A sharp twist was enough to crack the hardened carapace of the fried crab. It also bent the tines of the fork. When we saw the size of the finger bowl we knew this would be a hands on meal and any illusions of delicate dining were soon forgotten. Without crab crackers, the creative use of fingers and forks was required to extract the succulent pepper infused crab meat. I even managed to cut a finger wrestling with a razor sharp claw. Despite the challenge of eating crab, and the risk of injury, Kampot Pepper Crab was our favourite Cambodian dish.
After several weeks of exploring ancient temples and the legacy of the Khmer Rouge it was time to slow things down in Kampot on Cambodia's small but perfectly formed coast. The French colonial shophouses that line the riverfront of this sleepy town are packed with cafes and restaurants that cater almost exclusively to the burgeoning expat and tourist population. We found it a welcome retreat from the party atmosphere in some of Cambodia's other hotspots.
Kampot's Famous Products
Kampot Province is well known for two crops. The first and most famous is Kampot pepper, one of the country's biggest exports. With a legacy spanning more than 700 years, it's unsurprising that pepper turns up in a lot of local cooking. Instead of drying and grinding the pepper, dishes are often garnished with whole stalks of fresh green peppercorns. Although we found the taste overpowering in some dishes, it perfectly balanced the sweet sauce of our Kampot Pepper Crab.
Kampot Pepper Crab
The main attraction for a lot of Kampot's foreign visitors however is the region's second crop, Marijuana. This is almost as common a garnish as the peppercorns. Traditionally, Khmer cooking includes marijuana, for the flavour of course. This has led to fairly relaxed laws on possessing small quantities for cooking and medicinal use. These special concessions do not apply to foreigners and smoking marijuana is illegal for everyone. In practice however, the rules seem flexible. A significant proportion of local restaurants openly advertise happy pizzas, happy shakes and a number of other 'ecstatic' offerings. We saw plenty of people openly skinning up in parks and cafes and our hostel's bar even sold pre-rolled joints.
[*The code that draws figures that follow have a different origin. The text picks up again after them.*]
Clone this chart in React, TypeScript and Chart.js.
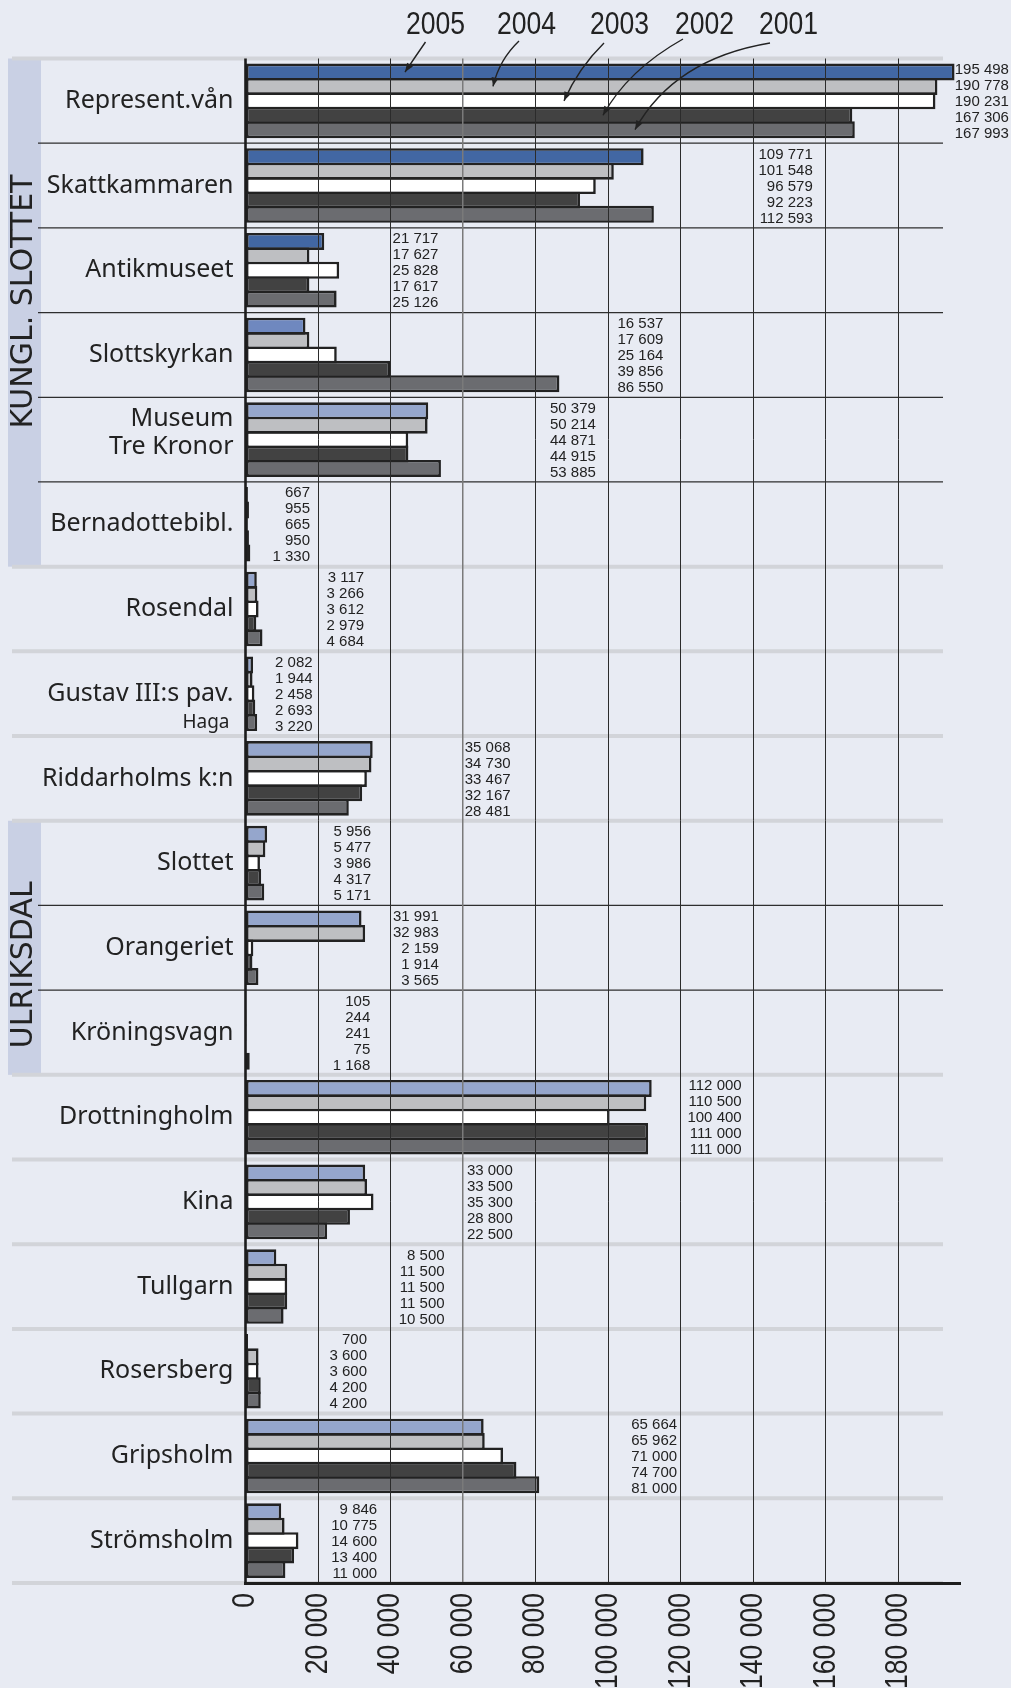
import React, { useEffect, useRef } from "react";
import { Chart, registerables } from "chart.js";

Chart.register(...registerables);

// ---------------- data ----------------
const CATEGORIES = [
  "Represent.vån",
  "Skattkammaren",
  "Antikmuseet",
  "Slottskyrkan",
  "Museum Tre Kronor",
  "Bernadottebibl.",
  "Rosendal",
  "Gustav III:s pav. Haga",
  "Riddarholms k:n",
  "Slottet",
  "Orangeriet",
  "Kröningsvagn",
  "Drottningholm",
  "Kina",
  "Tullgarn",
  "Rosersberg",
  "Gripsholm",
  "Strömsholm",
];

const CATEGORY_LINES: string[][] = [
  ["Represent.vån"],
  ["Skattkammaren"],
  ["Antikmuseet"],
  ["Slottskyrkan"],
  ["Museum", "Tre Kronor"],
  ["Bernadottebibl."],
  ["Rosendal"],
  ["Gustav III:s pav.", "Haga"],
  ["Riddarholms k:n"],
  ["Slottet"],
  ["Orangeriet"],
  ["Kröningsvagn"],
  ["Drottningholm"],
  ["Kina"],
  ["Tullgarn"],
  ["Rosersberg"],
  ["Gripsholm"],
  ["Strömsholm"],
];

const SERIES = ["2005", "2004", "2003", "2002", "2001"];

const Y2005 = [195498, 109771, 21717, 16537, 50379, 667, 3117, 2082, 35068, 5956, 31991, 105, 112000, 33000, 8500, 700, 65664, 9846];
const Y2004 = [190778, 101548, 17627, 17609, 50214, 955, 3266, 1944, 34730, 5477, 32983, 244, 110500, 33500, 11500, 3600, 65962, 10775];
const Y2003 = [190231, 96579, 25828, 25164, 44871, 665, 3612, 2458, 33467, 3986, 2159, 241, 100400, 35300, 11500, 3600, 71000, 14600];
const Y2002 = [167306, 92223, 17617, 39856, 44915, 950, 2979, 2693, 32167, 4317, 1914, 75, 111000, 28800, 11500, 4200, 74700, 13400];
const Y2001 = [167993, 112593, 25126, 86550, 53885, 1330, 4684, 3220, 28481, 5171, 3565, 1168, 111000, 22500, 10500, 4200, 81000, 11000];

const VALUES = [Y2005, Y2004, Y2003, Y2002, Y2001];

const X_MAX = 197000;
const X_STEP = 20000;
const X_LAST_TICK = 180000;

const GROUPS = [
  { name: "KUNGL. SLOTTET", first: 0, last: 5 },
  { name: "ULRIKSDAL", first: 9, last: 11 },
];

// ---------------- layout / style ----------------
// axis value at which the right edge of each row's value column sits
const VALUE_COLUMN_AT = [210500, 156400, 53200, 115200, 96600, 17800, 32700, 18500, 73100, 34600, 53300, 34400, 136800, 73700, 54900, 33500, 119000, 36300];
const GROUP_LABEL_SHIFT = [-11, 17];
const SUBLINE_ROWS = [7];

// legend label centre, arrow start / control point, arrow tip (x offsets from plot left)
const ARROWS = [
  { label: 190, start: [180, 42], ctrl: [170, 56.5], tip: 159.5 },
  { label: 281, start: [273.5, 41], ctrl: [253.7, 59.8], tip: 247.5 },
  { label: 374, start: [358.5, 43], ctrl: [333, 68], tip: 318.5 },
  { label: 459, start: [437.5, 39], ctrl: [382.3, 70], tip: 357.5 },
  { label: 543, start: [524.5, 43], ctrl: [428.5, 59], tip: 389.5 },
];

const W = 1011;
const H = 1688;
const BG = "#e8ebf3";
const BAND = "#c9d0e4";
const SEP_GRAY = "#d2d4d9";
const INK = "#222222";
const FILLS = ["", "#bebfc2", "#ffffff", "#424242", "#6b6c70"];
const blueForRow = (r: number) => (r < 3 ? "#4267a3" : r === 3 ? "#6f88bf" : "#95a6cc");
const CONDENSED_FONT = '32px "Liberation Sans", Arial, sans-serif';
const CONDENSE = 0.83;

const fmt = (v: number) => String(Math.round(v)).replace(/\B(?=(\d{3})+(?!\d))/g, " ");

function condensedText(ctx: CanvasRenderingContext2D, text: string, x: number, y: number, angle: number, align: CanvasTextAlign) {
  ctx.save();
  ctx.translate(x, y);
  ctx.rotate(angle);
  ctx.scale(CONDENSE, 1);
  ctx.font = CONDENSED_FONT;
  ctx.textAlign = align;
  ctx.textBaseline = "middle";
  ctx.fillText(text, 0, 0);
  ctx.restore();
}

const decorPlugin = {
  id: "decor",
  beforeDraw(chart: any) {
    const { ctx, width, height } = chart;
    ctx.save();
    ctx.fillStyle = BG;
    ctx.fillRect(0, 0, width, height);
    ctx.restore();
  },
  beforeDatasetsDraw(chart: any) {
    const { ctx, chartArea: ca, scales } = chart;
    const ys = scales.y;
    const rowH = ys.getPixelForValue(1) - ys.getPixelForValue(0);
    const edge = (k: number) => ys.getPixelForValue(k) - rowH / 2;
    ctx.save();
    ctx.fillStyle = BAND;
    GROUPS.forEach((g) => {
      const t = edge(g.first);
      const b = edge(g.last + 1);
      ctx.fillRect(8, t, 33, b - t);
    });
    const thin = new Set<number>();
    GROUPS.forEach((g) => {
      for (let k = g.first + 1; k <= g.last; k++) thin.add(k);
    });
    for (let k = 0; k <= CATEGORIES.length; k++) {
      const y = edge(k);
      ctx.beginPath();
      if (thin.has(k)) {
        ctx.strokeStyle = "#2e2e2e";
        ctx.lineWidth = 1.2;
        ctx.moveTo(38, y);
      } else {
        ctx.strokeStyle = SEP_GRAY;
        ctx.lineWidth = 4;
        ctx.moveTo(12, y);
      }
      ctx.lineTo(ca.right - 17, y);
      ctx.stroke();
    }
    ctx.restore();
  },
  afterDraw(chart: any) {
    const { ctx, chartArea: ca, scales } = chart;
    const xs = scales.x;
    const ys = scales.y;
    const rowH = ys.getPixelForValue(1) - ys.getPixelForValue(0);
    const edge = (k: number) => ys.getPixelForValue(k) - rowH / 2;
    const x0 = xs.getPixelForValue(0);
    ctx.save();

    // zero line
    ctx.strokeStyle = "#1c1c1c";
    ctx.lineWidth = 2.6;
    ctx.beginPath();
    ctx.moveTo(x0, ca.top);
    ctx.lineTo(x0, ca.bottom);
    ctx.stroke();

    ctx.fillStyle = INK;

    // x tick labels (from the scale's own ticks)
    xs.ticks.forEach((t: any) => {
      const px = xs.getPixelForValue(t.value);
      condensedText(ctx, fmt(t.value), px, ca.bottom + 10, -Math.PI / 2, "right");
    });

    // category labels
    ctx.textAlign = "right";
    ctx.textBaseline = "middle";
    const xr = ca.left - 12;
    CATEGORY_LINES.forEach((lines, r) => {
      const cy = ys.getPixelForValue(r);
      ctx.font = '25px "Noto Sans", sans-serif';
      if (lines.length === 1) {
        ctx.fillText(lines[0], xr, cy);
      } else if (SUBLINE_ROWS.includes(r)) {
        ctx.fillText(lines[0], xr, cy);
        ctx.font = '19px "Noto Sans", sans-serif';
        ctx.fillText(lines[1], xr - 4, cy + 29);
      } else {
        ctx.fillText(lines[0], xr, cy - 21);
        ctx.fillText(lines[1], xr, cy + 7);
      }
    });

    // value columns
    ctx.font = '15px "Liberation Sans", Arial, sans-serif';
    ctx.textAlign = "right";
    CATEGORIES.forEach((_, r) => {
      const cy = ys.getPixelForValue(r);
      const vx = xs.getPixelForValue(VALUE_COLUMN_AT[r]);
      VALUES.forEach((vals, s) => {
        ctx.fillText(fmt(vals[r]), vx, cy + (s - 2) * 16 + 1);
      });
    });

    // group labels
    ctx.font = '30px "DejaVu Sans", sans-serif';
    ctx.textAlign = "center";
    GROUPS.forEach((g, i) => {
      const t = edge(g.first);
      const b = edge(g.last + 1);
      ctx.save();
      ctx.translate(24.5, (t + b) / 2 + GROUP_LABEL_SHIFT[i]);
      ctx.rotate(-Math.PI / 2);
      ctx.fillText(g.name, 0, 0);
      ctx.restore();
    });

    // legend labels with arrows
    ctx.strokeStyle = INK;
    SERIES.forEach((name, s) => {
      const a = ARROWS[s];
      condensedText(ctx, name, ca.left + a.label, 25, 0, "center");
      const bar = chart.getDatasetMeta(s).data[0];
      const tx = ca.left + a.tip;
      const ty = bar.y;
      const sx = ca.left + a.start[0];
      const sy = a.start[1];
      const cx = ca.left + a.ctrl[0];
      const cy = a.ctrl[1];
      ctx.lineWidth = 1.4;
      ctx.beginPath();
      ctx.moveTo(sx, sy);
      ctx.quadraticCurveTo(cx, cy, tx, ty);
      ctx.stroke();
      const ang = Math.atan2(ty - cy, tx - cx);
      const len = 9;
      const hw = 3.5;
      ctx.beginPath();
      ctx.moveTo(tx, ty);
      ctx.lineTo(tx - len * Math.cos(ang) + hw * Math.sin(ang), ty - len * Math.sin(ang) - hw * Math.cos(ang));
      ctx.lineTo(tx - len * Math.cos(ang) - hw * Math.sin(ang), ty - len * Math.sin(ang) + hw * Math.cos(ang));
      ctx.closePath();
      ctx.fill();
    });

    ctx.restore();
  },
};

export default function App() {
  const canvasRef = useRef<HTMLCanvasElement | null>(null);

  useEffect(() => {
    const canvas = canvasRef.current;
    if (!canvas) return;
    const chart = new Chart(canvas, {
      type: "bar",
      data: {
        labels: CATEGORIES,
        datasets: SERIES.map((name, s) => ({
          label: name,
          data: VALUES[s],
          backgroundColor: s === 0 ? CATEGORIES.map((_, r) => blueForRow(r)) : FILLS[s],
          borderColor: INK,
          borderWidth: 2.6,
          borderSkipped: false,
          categoryPercentage: 0.85,
          barPercentage: 1.18,
        })),
      },
      options: {
        indexAxis: "y",
        responsive: false,
        animation: false,
        events: [],
        layout: { padding: { left: 245.5, right: 51, top: 58.5, bottom: 0 } },
        plugins: {
          legend: { display: false },
          tooltip: { enabled: false },
        },
        scales: {
          y: {
            type: "category",
            display: false,
          },
          x: {
            type: "linear",
            position: "bottom",
            min: 0,
            max: X_MAX,
            afterBuildTicks: (scale: any) => {
              const ticks = [];
              for (let v = 0; v <= X_LAST_TICK; v += X_STEP) ticks.push({ value: v });
              scale.ticks = ticks;
            },
            afterFit: (scale: any) => {
              scale.height = 105;
            },
            border: { display: true, color: "#1e1e1e", width: 3, z: 1 },
            grid: {
              z: 1,
              drawTicks: false,
              color: (c: any) =>
                c.tick && c.tick.value === 0 ? "rgba(0,0,0,0)" : c.tick && c.tick.value === 60000 ? "#7a7a7a" : "#2b2b2b",
              lineWidth: (c: any) => (c.tick && c.tick.value === 60000 ? 1.5 : 1),
            },
            ticks: {
              display: false,
              autoSkip: false,
            },
          },
        },
      },
      plugins: [decorPlugin],
    } as any);
    return () => chart.destroy();
  }, []);

  return (
    <div style={{ position: "absolute", left: 0, top: 0, width: W, height: H, background: BG, overflow: "hidden" }}>
      <canvas ref={canvasRef} width={W} height={H} style={{ display: "block", width: W, height: H }} />
    </div>
  );
}
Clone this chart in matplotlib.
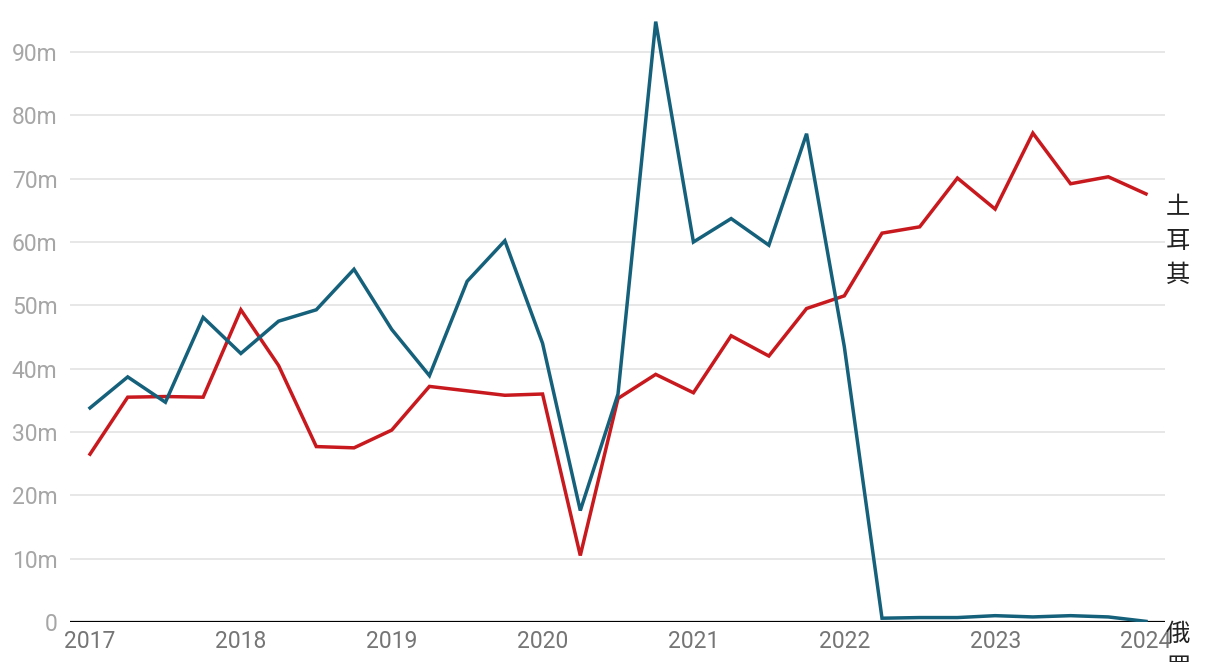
import matplotlib
matplotlib.use("Agg")
import matplotlib.pyplot as plt
import numpy as np
from matplotlib.patches import Rectangle

quarters = [2017 + i * 0.25 for i in range(29)]
turkey = [26.5, 35.5, 35.6, 35.5, 49.3, 40.5, 27.7, 27.5, 30.3, 37.2, 36.5, 35.8,
          36.0, 10.5, 35.3, 39.1, 36.2, 45.2, 42.0, 49.5, 51.5, 61.4, 62.4, 70.1,
          65.2, 77.2, 69.2, 70.3, 67.6]
russia = [33.8, 38.7, 34.7, 48.1, 42.4, 47.5, 49.3, 55.7, 46.2, 38.9, 53.8, 60.2,
          44.0, 17.6, 36.0, 94.8, 60.0, 63.7, 59.5, 77.1, 43.5, 0.6, 0.7, 0.7,
          1.0, 0.8, 1.0, 0.8, 0.1]
series_names = ["土耳其", "俄罗斯"]
colors = ["#c8191e", "#15607a"]
yticks = [0, 10, 20, 30, 40, 50, 60, 70, 80, 90]
ytick_labels = ["0"] + [f"{v}m" for v in yticks[1:]]
xticks = [2017, 2018, 2019, 2020, 2021, 2022, 2023, 2024]

plt.rcParams['font.family'] = ['Roboto', 'DejaVu Sans']

W, H = 1220, 672
fig = plt.figure(figsize=(W / 100, H / 100), dpi=100)
left, right, bottom, top = 70, 1165, 622, 15
ax = fig.add_axes([left / W, 1 - bottom / H, (right - left) / W, (bottom - top) / H])

px_per_year = 150.86
ax.set_xlim(2017 - 20 / px_per_year, 2024 + 19 / px_per_year)
ax.set_ylim(0, (bottom - top) / 63.33 * 10)

for s in ax.spines.values():
    s.set_visible(False)

ax.set_yticks(yticks)
ax.set_yticklabels(ytick_labels)
ax.set_xticks(xticks)
ax.set_xticklabels([str(x) for x in xticks])
ax.tick_params(axis='y', length=0, pad=9, labelsize=16.5, labelcolor='#a6a6a6')
ax.tick_params(axis='x', length=0, pad=6, labelsize=16.5, labelcolor='#757575')
ax.grid(axis='y', color='#e3e3e3', linewidth=1.2)
ax.set_axisbelow(True)
ax.axhline(0, color='black', linewidth=1.6, zorder=2)

for vals, c in [(turkey, colors[0]), (russia, colors[1])]:
    ax.plot(quarters, vals, color=c, linewidth=2.5, zorder=3, solid_joinstyle='miter')

cjk = ['Noto Sans CJK SC', 'DejaVu Sans']
clip = Rectangle((0, 10 / H), 1, 1, transform=fig.transFigure, visible=False)
fig.add_artist(clip)
for name, vals, yoff in [(series_names[0], turkey, 0), (series_names[1], russia, 0)]:
    t = ax.annotate("\n".join(name), xy=(quarters[-1], vals[-1]), xytext=(32, yoff),
                    textcoords='offset pixels', ha='center', va='top',
                    fontsize=17.5, family=cjk, color='#222222', linespacing=1.4,
                    annotation_clip=False)
    t.set_clip_path(clip)

fig.savefig("out.png", dpi=100)
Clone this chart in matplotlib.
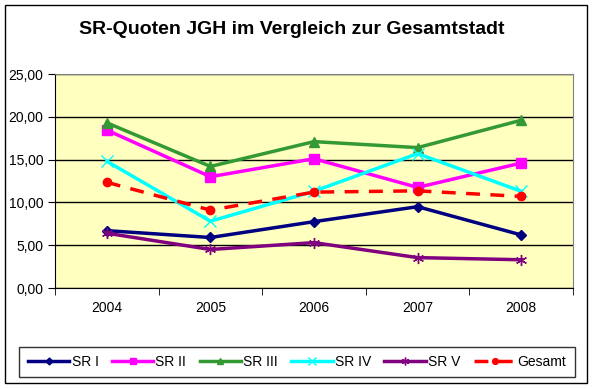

So, What Is There To Do In Kampot?
Although there are a few tourist attractions, Kampot is primarily a place to take a break from the world and, according to a tripping kayaker we encountered, reality. Google lists the Durian Roundabout as the number one attraction in Kampot. This aptly named sculpture is no more than a giant durian in the middle of a busy roundabout. Although it is surprisingly photogenic, Kampot does have more to offer.
Kampot's Night Markets
After dark, two night markets entertain local families and visitors alike. With all the usual food and clothes stalls, we found the main night market in the centre of town quite generic. Down by the river however, the colourful Borkor night market was a lot more fun. We watched rollerbladers cruising around the skate park and jealously admired the kids driving floating jetski dodgems. Sadly, these weren't big enough for adults. There was even a karaoke stage but we didn't see anyone brave enough to perform.
Sunset Cruising on Preaek Tuek Chhu River
A highlight of our time in Kampot was a sunset cruise on the river. We set sail as dusk approached, just in time to see the brightly coloured boats of the fishing fleet heading out to sea. Relaxing on deck with our sundowners, we watched the sun sink behind Mount Bokor as the sky turned golden. After the last light had faded, the cruise had one more treat in store. Along the riverbank, tiny pinpricks of green light flashed sporadically in the trees. As our eyes adjusted, the eerie glow of the fireflies became more apparent, the perfect way to finish off our cruise.
Despite the Durian Roundabout's obvious charm, there is more to Kampot. The Old Market building is now full of cafes and restaurants and we whiled away several sunny afternoons there. Across the road, the old Fish Market has reopened as an excellent seafood restaurant. Sunsets are a big deal too. Most people will enjoy a sundowner either from the comfort of a river cruise or along the riverbank during happy hour. Kampot is also a good base for visiting the former French holiday resort on Mount Bokor, as well as being a pleasant place to relax.
The Fishing Fleet
Kampot Travel Tips
Tours of Bokor Hill Station often include tickets for a sunset river cruise. Bear this in mind before booking a separate cruise.
Unless you're staying in the centre of town, there may not be street lights on your walk home. It is advisable to bring a torch, if only to placate the local dogs. We found they were much less aggressive when they could see who was passing by.
How To Get To Kampot
Unless you want a very long ride on a motorbike from Phnom Penh, it's probably best to take a bus to Kampot. In Cambodia, we used both Giant Ibis and Sorya bus services. Both were good. Giant Ibis offers a more comfortable service but Sorya tend to be cheaper.